MUST LISTEN TRACK: Looking for Somebody (To Love)

ALBUM: Being Funny in a Foreign Language by The 1975

RELEASED: October 14th

MUST LISTEN TRACK: Looking for Somebody (To Love)


The 5th album from British indie pop band The 1975 is their shortest to date, but it doesn’t skimp out on the quality one comes to expect from the band. The band is constantly evolving, but it’s clear the band has fallen into a rhythm and sound that they feel comfortable in, lending to a very cohesive album that should be listened to front to back. The first half of the album consists of bright, danceable pop songs that slowly wind down as you go along, with the album finally ending with the band stripped down bare on the acoustic track “When We Are Together”. The third track on the album, “Looking for Somebody (To Love)”, with its darker political message thinly veiled behind a cliche title and poppy sound, exhibits the classic features of a 1975 song. And with lyrics like “Our first kiss was Christmas in the Walmart toy department”, on the album’s closer, lead singer Matty Healy makes it clear he can be funny in his native language, too. 

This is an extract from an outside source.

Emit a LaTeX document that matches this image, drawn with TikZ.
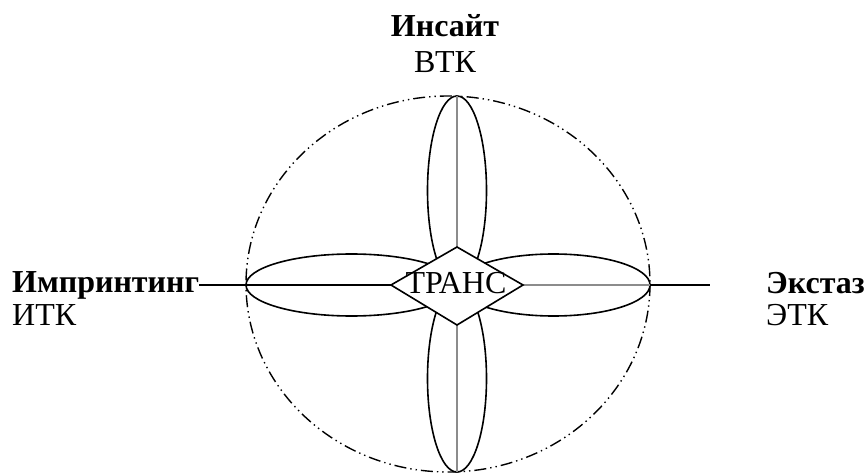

ALBUM: The Car by Arctic Monkeys

RELEASED: October 21st

Must Listen Track: There’d Better Be A Mirrorball

Personal Favorite: Body Paint

Arctic Monkeys are no longer the greasy, cheeky rock and roll stars they once were. With The Car following in a similar vein to their previous, loungey space rock album Tranquility Base Hotel and Casino, it’s clear they’ve traded in their leather jackets for good. But even though the two albums may sound similar with their lounge vibes and piano forward songs, it’s clear they’ve matured a lot musically in the 6 years they’ve been on hiatus. With funky bass lines and dramatic string arrangements, it sounds like it could be the soundtrack to a movie. And with lead singer Alex Turner’s smooth and delicate vocals, the album has a very sleek and elegant vibe. And despite the fact that it’s clear they’ve moved on from their past styles “Sculptures of Anything Goes” has traces of their critically acclaimed 2013 album AM sprinkled in it, with its simple drum beat and heavy bass line. The album’s lyrics follow similar themes of confusion and longing, that culminates in acceptance as Turner sings the final lyric on the closing track “Perfect Sense”, “If that’s what it takes to say goodnight, then that’s what it takes”.